*Task instructions:*
Copy nothing but the part that opens with the line containing "Clone this diagram in TikZ." and closes with the line containing "width=352pt, minimum height=142pt]". Do not include pictures.

*Material:*
■ ■ ■ ■ ■

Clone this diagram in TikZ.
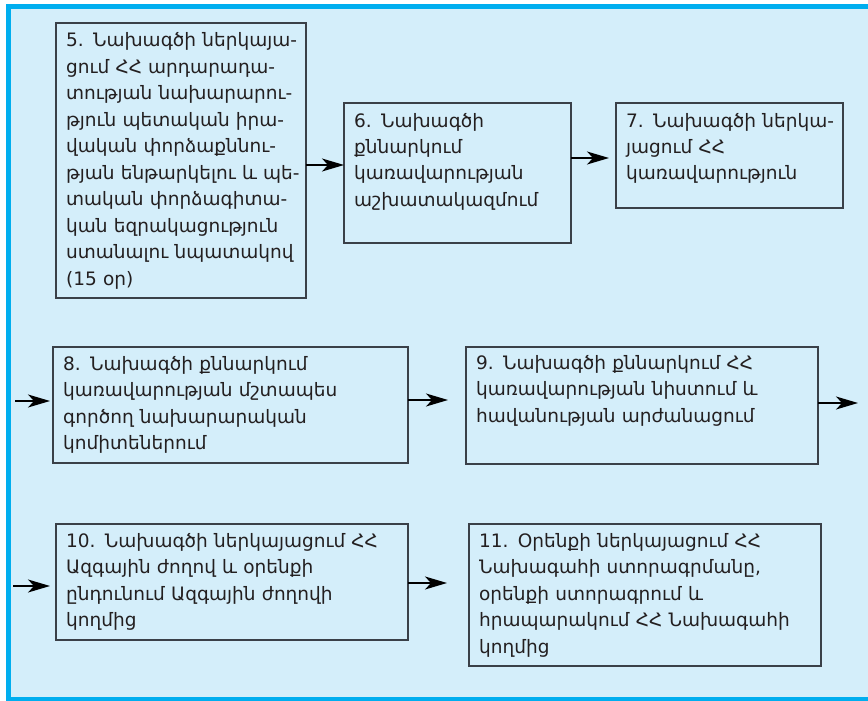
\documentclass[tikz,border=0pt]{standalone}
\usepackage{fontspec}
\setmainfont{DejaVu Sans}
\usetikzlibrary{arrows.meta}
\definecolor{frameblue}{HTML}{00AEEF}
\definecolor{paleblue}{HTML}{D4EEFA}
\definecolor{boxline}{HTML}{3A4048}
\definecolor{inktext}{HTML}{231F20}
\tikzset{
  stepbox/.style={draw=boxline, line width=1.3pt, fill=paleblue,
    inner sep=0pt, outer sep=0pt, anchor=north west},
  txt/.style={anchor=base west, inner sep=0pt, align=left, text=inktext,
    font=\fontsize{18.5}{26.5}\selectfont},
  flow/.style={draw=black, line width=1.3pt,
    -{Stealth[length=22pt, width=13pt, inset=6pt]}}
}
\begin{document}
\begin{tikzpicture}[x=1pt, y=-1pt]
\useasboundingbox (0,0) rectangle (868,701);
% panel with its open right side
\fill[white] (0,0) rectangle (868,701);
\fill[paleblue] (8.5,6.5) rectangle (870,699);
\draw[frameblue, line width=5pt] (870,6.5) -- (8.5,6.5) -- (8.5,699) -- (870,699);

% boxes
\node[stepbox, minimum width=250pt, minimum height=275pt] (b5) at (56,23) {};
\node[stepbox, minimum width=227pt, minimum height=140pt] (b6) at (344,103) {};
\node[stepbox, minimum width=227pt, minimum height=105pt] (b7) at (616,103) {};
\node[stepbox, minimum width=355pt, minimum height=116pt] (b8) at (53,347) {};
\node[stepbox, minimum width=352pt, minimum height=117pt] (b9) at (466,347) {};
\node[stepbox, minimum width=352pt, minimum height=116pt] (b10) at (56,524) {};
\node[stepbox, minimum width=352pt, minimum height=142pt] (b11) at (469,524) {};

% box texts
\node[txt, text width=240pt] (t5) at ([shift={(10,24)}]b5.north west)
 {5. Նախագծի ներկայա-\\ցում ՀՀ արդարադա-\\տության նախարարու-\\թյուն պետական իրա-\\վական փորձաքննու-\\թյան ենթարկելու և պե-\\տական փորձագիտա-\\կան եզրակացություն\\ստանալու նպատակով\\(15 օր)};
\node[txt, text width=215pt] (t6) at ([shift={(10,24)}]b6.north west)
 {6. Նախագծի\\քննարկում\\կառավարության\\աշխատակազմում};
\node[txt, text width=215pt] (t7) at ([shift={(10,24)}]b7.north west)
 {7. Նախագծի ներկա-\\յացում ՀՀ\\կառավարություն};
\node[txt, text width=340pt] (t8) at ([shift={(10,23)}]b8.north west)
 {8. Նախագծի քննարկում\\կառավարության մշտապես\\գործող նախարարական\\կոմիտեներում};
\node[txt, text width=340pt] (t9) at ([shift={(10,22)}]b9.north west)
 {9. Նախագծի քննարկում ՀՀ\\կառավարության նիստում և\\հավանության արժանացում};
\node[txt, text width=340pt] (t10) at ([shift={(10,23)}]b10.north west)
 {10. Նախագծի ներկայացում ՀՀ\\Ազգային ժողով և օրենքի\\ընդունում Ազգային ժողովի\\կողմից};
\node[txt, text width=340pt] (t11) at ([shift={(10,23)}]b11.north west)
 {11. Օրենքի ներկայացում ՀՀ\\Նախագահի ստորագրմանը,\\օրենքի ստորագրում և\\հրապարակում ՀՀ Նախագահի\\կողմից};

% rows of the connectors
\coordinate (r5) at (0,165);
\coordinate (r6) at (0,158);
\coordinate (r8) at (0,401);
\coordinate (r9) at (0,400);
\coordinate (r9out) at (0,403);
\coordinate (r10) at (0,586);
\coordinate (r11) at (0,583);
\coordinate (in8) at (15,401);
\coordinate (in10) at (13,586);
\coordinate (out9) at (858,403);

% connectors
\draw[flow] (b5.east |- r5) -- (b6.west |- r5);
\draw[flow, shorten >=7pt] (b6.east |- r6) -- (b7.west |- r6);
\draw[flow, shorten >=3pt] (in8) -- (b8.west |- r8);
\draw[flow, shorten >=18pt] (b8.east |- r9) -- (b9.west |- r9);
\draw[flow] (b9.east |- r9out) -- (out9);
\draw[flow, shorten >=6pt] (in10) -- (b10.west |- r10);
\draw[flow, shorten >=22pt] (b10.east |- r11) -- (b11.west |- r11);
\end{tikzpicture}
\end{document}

■ ■ ■ ■ ■

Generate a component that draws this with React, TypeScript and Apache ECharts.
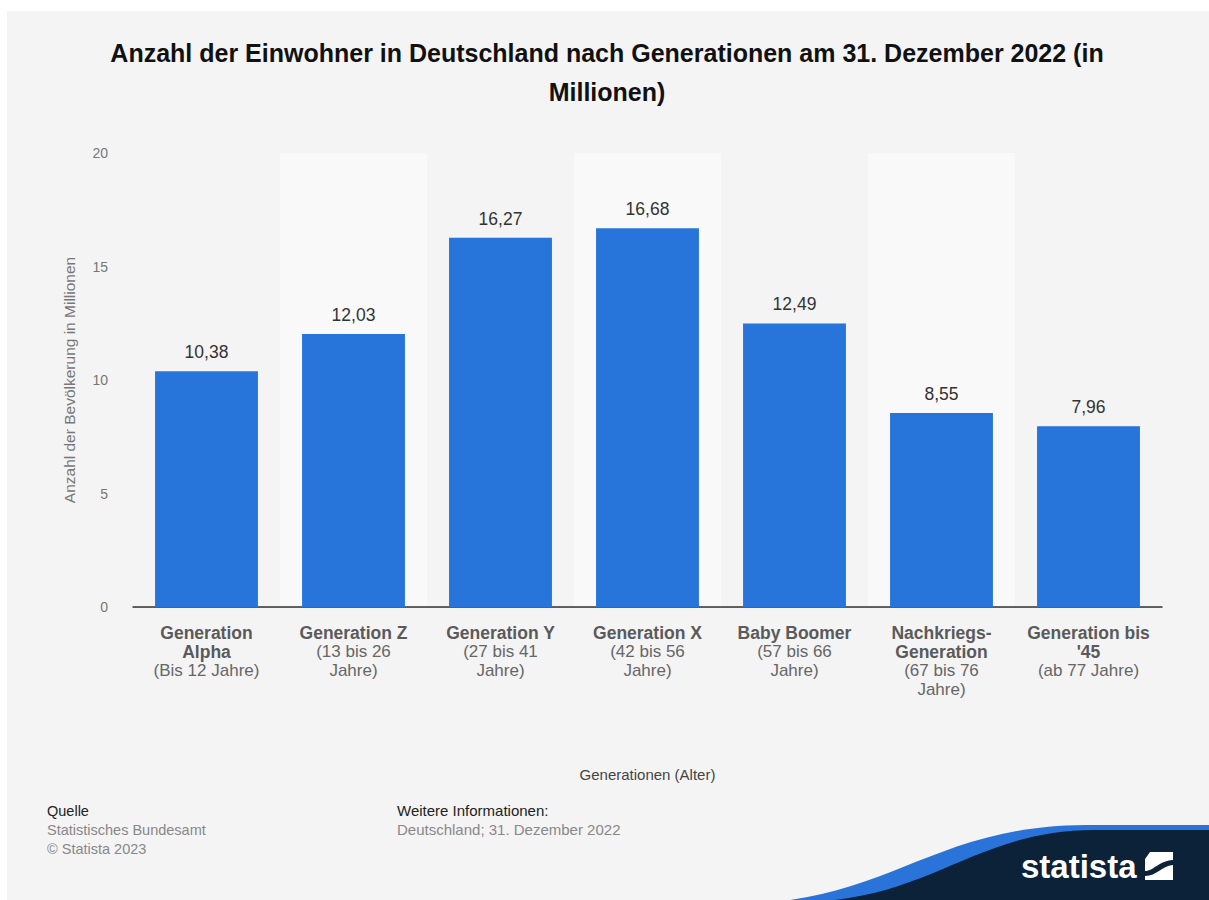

■ ■ ■ ■ ■

*Solution to this exercise:*
Clone this diagram in TikZ.
\documentclass[tikz,border=0pt]{standalone}
\usepackage{fontspec}
\setmainfont{DejaVu Sans}
\usetikzlibrary{arrows.meta}
\definecolor{frameblue}{HTML}{00AEEF}
\definecolor{paleblue}{HTML}{D4EEFA}
\definecolor{boxline}{HTML}{3A4048}
\definecolor{inktext}{HTML}{231F20}
\tikzset{
  stepbox/.style={draw=boxline, line width=1.3pt, fill=paleblue,
    inner sep=0pt, outer sep=0pt, anchor=north west},
  txt/.style={anchor=base west, inner sep=0pt, align=left, text=inktext,
    font=\fontsize{18.5}{26.5}\selectfont},
  flow/.style={draw=black, line width=1.3pt,
    -{Stealth[length=22pt, width=13pt, inset=6pt]}}
}
\begin{document}
\begin{tikzpicture}[x=1pt, y=-1pt]
\useasboundingbox (0,0) rectangle (868,701);
% panel with its open right side
\fill[white] (0,0) rectangle (868,701);
\fill[paleblue] (8.5,6.5) rectangle (870,699);
\draw[frameblue, line width=5pt] (870,6.5) -- (8.5,6.5) -- (8.5,699) -- (870,699);

% boxes
\node[stepbox, minimum width=250pt, minimum height=275pt] (b5) at (56,23) {};
\node[stepbox, minimum width=227pt, minimum height=140pt] (b6) at (344,103) {};
\node[stepbox, minimum width=227pt, minimum height=105pt] (b7) at (616,103) {};
\node[stepbox, minimum width=355pt, minimum height=116pt] (b8) at (53,347) {};
\node[stepbox, minimum width=352pt, minimum height=117pt] (b9) at (466,347) {};
\node[stepbox, minimum width=352pt, minimum height=116pt] (b10) at (56,524) {};
\node[stepbox, minimum width=352pt, minimum height=142pt] (b11) at (469,524) {};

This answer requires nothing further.